Genetic factors can also play a notable role in how someone responds to medication, including side effects or whether medications are not working (or vice versa). They may even influence or add to some of the previous factors discussed. The most well-known example is how specific variations in key genes impact how fast or how slow the medication is metabolized. As a result, medication (or medication byproducts) may build up in the body and cause issues side effects, or, in other cases, be cleared from the body too quickly and not be effective at all.
Common examples of variable medication response
There are many examples of well-known or important medications whose side effects and/or effectiveness are influenced by genetics.
These include certain anti-inflammatories (including ibuprofen, meloxicam and celecoxib) when prescribed for regular, daily use. Over a week or two, genetically "slower" metabolizers are at increased risk of side effects, with changes in blood pressure and kidney function being of particular concern.
The effectiveness of many common antidepressants can be linked to "overpowered" versions of genes that influence how they are metabolized.
Many antiseizure medications are impacted by genetic variations that impact how parts of the immune system may react to use of these medications. This can contribute to major rashes that can affect a large portion of the body, which, in more severe (but rare) cases, can lead to the skin detaching from the body. Various organs may also be affected.
How pharmacogenetic testing predicts response before you start treatment
Over time, additional medication data is often collected based on the factors discussed above. This data builds on top of the original studies used to support the medication's approval and can help to create more accurate approaches to medication use, depending on the characteristics of the individual. A growing portion of this data relates to genetic testing for medication efficacy and side effects. This is known as pharmacogenetic testing.
Pharmacogenetic testing is a process involving an analysis of someone's DNA for variations known to impact side effects and/or effectiveness associated with a number of medications. This information can then be used to inform the choice of the medication selected, or the dose, monitoring, or further investigations needed when prescribers select a certain medication to improve treatment response. It can meaningfully reduce the occurrence, frequency and/or severity of side effects associated with treatments. It may even help prevent side effects with specific drugs altogether because an alternative not affected by someone's genetic variations has been selected instead. It can improve effectiveness through drug and/or dose selection.
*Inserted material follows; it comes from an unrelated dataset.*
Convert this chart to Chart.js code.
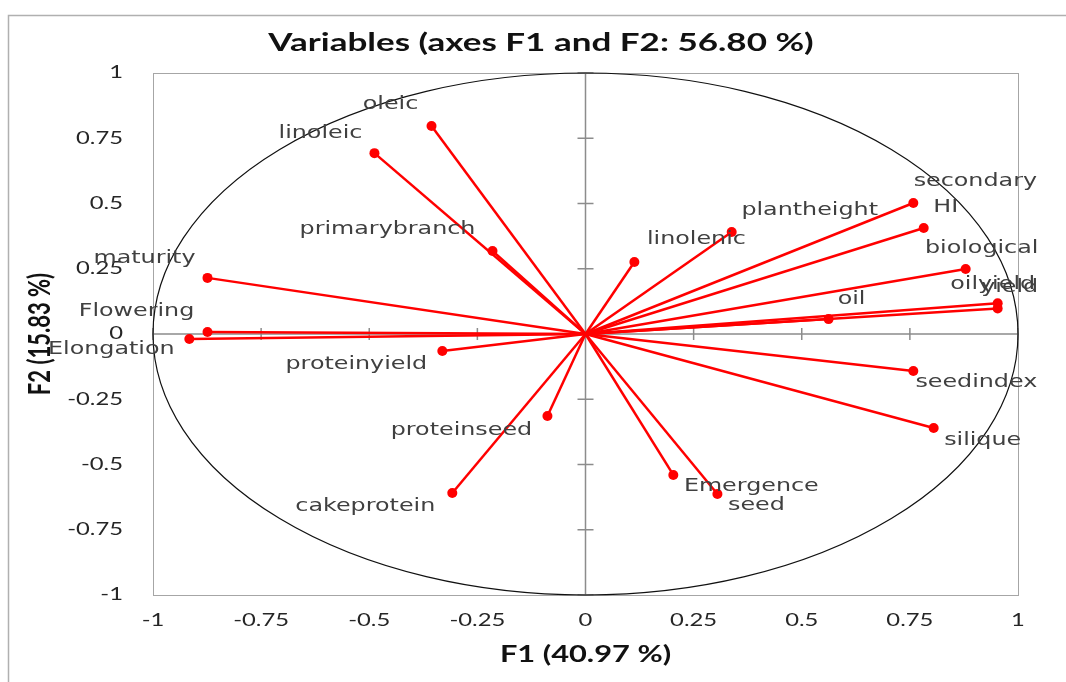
<!DOCTYPE html>
<html>
<head>
<meta charset="utf-8">
<script src="https://cdn.jsdelivr.net/npm/chart.js@4"></script>
<style>
  html, body { margin: 0; padding: 0; background: #fff; }
  #wrap { width: 1066px; height: 682px; }
</style>
</head>
<body>
<div id="wrap"><canvas id="pcaChart"></canvas></div>
<script>
// variables and their loadings on F1 / F2
const variables = ['oleic', 'linoleic', 'primarybranch', 'maturity', 'Flowering', 'Elongation',
  'proteinyield', 'proteinseed', 'cakeprotein', 'Emergence', 'seed', 'linolenic', 'plantheight',
  'secondary', 'HI', 'biological', 'oilyield', 'yield', 'oil', 'seedindex', 'silique'];
const f1 = [-0.356, -0.488, -0.215, -0.874, -0.874, -0.916, -0.331, -0.088, -0.308, 0.203, 0.305,
  0.113, 0.338, 0.758, 0.782, 0.879, 0.953, 0.953, 0.562, 0.758, 0.805];
const f2 = [0.797, 0.693, 0.318, 0.215, 0.008, -0.019, -0.065, -0.314, -0.609, -0.540, -0.613,
  0.276, 0.391, 0.502, 0.406, 0.249, 0.118, 0.098, 0.057, -0.142, -0.360];
const xTickLabels = ['-1', '-0.75', '-0.5', '-0.25', '0', '0.25', '0.5', '0.75', '1'];
const yTickLabels = ['-1', '-0.75', '-0.5', '-0.25', '0', '0.25', '0.5', '0.75', '1'];

// where each name sits relative to its point (px)
const labelOffsets = {
  oleic: [-41, -21], linoleic: [-54, -20], primarybranch: [-105, -21], maturity: [-63, -19],
  Flowering: [-71, -20], Elongation: [-78, 11], proteinyield: [-86, 14], proteinseed: [-86, 15],
  cakeprotein: [-87, 14], Emergence: [78, 12], seed: [39, 12], linolenic: [62, -22],
  plantheight: [78, -21], secondary: [62, -21], HI: [22, -20], biological: [16, -20],
  oilyield: [-5, -19], yield: [12, -21], oil: [23, -20], seedindex: [63, 12], silique: [49, 13]
};

const S = 1.4; // the reference is stretched sideways
function drawText(ctx, text, x, y, font, color, align, rot) {
  ctx.save();
  ctx.translate(x, y);
  ctx.scale(S, 1);
  if (rot) ctx.rotate(rot);
  ctx.font = font;
  ctx.fillStyle = color;
  ctx.textAlign = align || 'center';
  ctx.textBaseline = 'middle';
  ctx.fillText(text, 0, 0);
  ctx.restore();
}

const backdrop = {
  id: 'backdrop',
  beforeDraw(chart) {
    const { ctx, chartArea: a, scales: { x, y } } = chart;
    ctx.save();
    ctx.fillStyle = '#fff';
    ctx.fillRect(0, 0, chart.width, chart.height);
    ctx.strokeStyle = '#b0b0b0';
    ctx.lineWidth = 1.5;
    ctx.strokeRect(8.5, 15.5, 1100, 700);
    ctx.strokeStyle = '#a6a6a6';
    ctx.lineWidth = 1;
    ctx.strokeRect(a.left + 0.5, a.top + 0.5, a.right - a.left, a.bottom - a.top);
    // zero axes with cross ticks
    const x0 = x.getPixelForValue(0), y0 = y.getPixelForValue(0);
    ctx.strokeStyle = '#8c8c8c';
    ctx.lineWidth = 1.5;
    ctx.beginPath();
    ctx.moveTo(a.left, y0); ctx.lineTo(a.right, y0);
    ctx.moveTo(x0, a.top); ctx.lineTo(x0, a.bottom);
    xTickLabels.forEach(l => {
      const px = x.getPixelForValue(parseFloat(l));
      ctx.moveTo(px, y0 - 6); ctx.lineTo(px, y0 + 6);
    });
    yTickLabels.forEach(l => {
      const py = y.getPixelForValue(parseFloat(l));
      ctx.moveTo(x0 - 8, py); ctx.lineTo(x0 + 8, py);
    });
    ctx.stroke();
    // unit circle
    const rx = x.getPixelForValue(1) - x0, ry = y0 - y.getPixelForValue(1);
    ctx.strokeStyle = '#111';
    ctx.lineWidth = 1.2;
    ctx.beginPath();
    ctx.ellipse(x0, y0, rx, ry, 0, 0, Math.PI * 2);
    ctx.stroke();
    ctx.restore();
  },
  afterDraw(chart) {
    const { ctx, chartArea: a, scales: { x, y } } = chart;
    const tickFont = '17px Lato', tickCol = '#262626';
    xTickLabels.forEach(l => drawText(ctx, l, x.getPixelForValue(parseFloat(l)), 621, tickFont, tickCol, 'center'));
    yTickLabels.forEach(l => drawText(ctx, l, 123, y.getPixelForValue(parseFloat(l)), tickFont, tickCol, 'right'));
    drawText(ctx, 'Variables (axes F1 and F2: 56.80 %)', 541, 43, 'bold 25px Lato', '#111');
    drawText(ctx, 'F1 (40.97 %)', (a.left + a.right) / 2, 655, 'bold 22px Lato', '#111');
    drawText(ctx, 'F2 (15.83 %)', 40, (a.top + a.bottom) / 2, 'bold 22px Lato', '#111', 'center', -Math.PI / 2);
    variables.forEach((name, i) => {
      const off = labelOffsets[name];
      drawText(ctx, name, x.getPixelForValue(f1[i]) + off[0], y.getPixelForValue(f2[i]) + off[1],
        '17px "DejaVu Sans"', '#404040', 'center');
    });
  }
};

const datasets = variables.map((name, i) => ({
  label: name,
  data: [{ x: 0, y: 0 }, { x: f1[i], y: f2[i] }],
  showLine: true,
  borderColor: '#ff0000',
  borderWidth: 2.5,
  pointRadius: [0, 5],
  pointBackgroundColor: '#ff0000',
  pointBorderWidth: 0,
  pointHoverRadius: [0, 5]
}));

const ctx = document.getElementById('pcaChart').getContext('2d');
const pcaChart = new Chart(ctx, {
  type: 'scatter',
  data: { datasets },
  options: {
    responsive: true,
    maintainAspectRatio: false,
    animation: false,
    layout: { padding: { top: 73, right: 48, bottom: 0, left: 0 } },
    plugins: {
      legend: { display: false },
      tooltip: { enabled: false }
    },
    scales: {
      x: {
        min: -1, max: 1,
        ticks: { display: false, stepSize: 0.25 },
        grid: { display: false },
        border: { display: false },
        afterFit(s) { s.height = 87; }
      },
      y: {
        min: -1, max: 1,
        ticks: { display: false, stepSize: 0.25 },
        grid: { display: false },
        border: { display: false },
        afterFit(s) { s.width = 153; }
      }
    }
  },
  plugins: [backdrop]
});
</script>
</body>
</html>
It can reduce medication trial-and-error.
What personalized prescribing means for patients
Pharmacogenetic testing provides actionable insights that can support health care providers in their medication treatment decisions. The results help identify which medications or dosing strategies may be more likely to improve effectiveness and less likely to cause problematic side effects based on their genetic profile. This allowing help reduce trial-and-error, improve treatment plan adherence, and get the most out of treatments.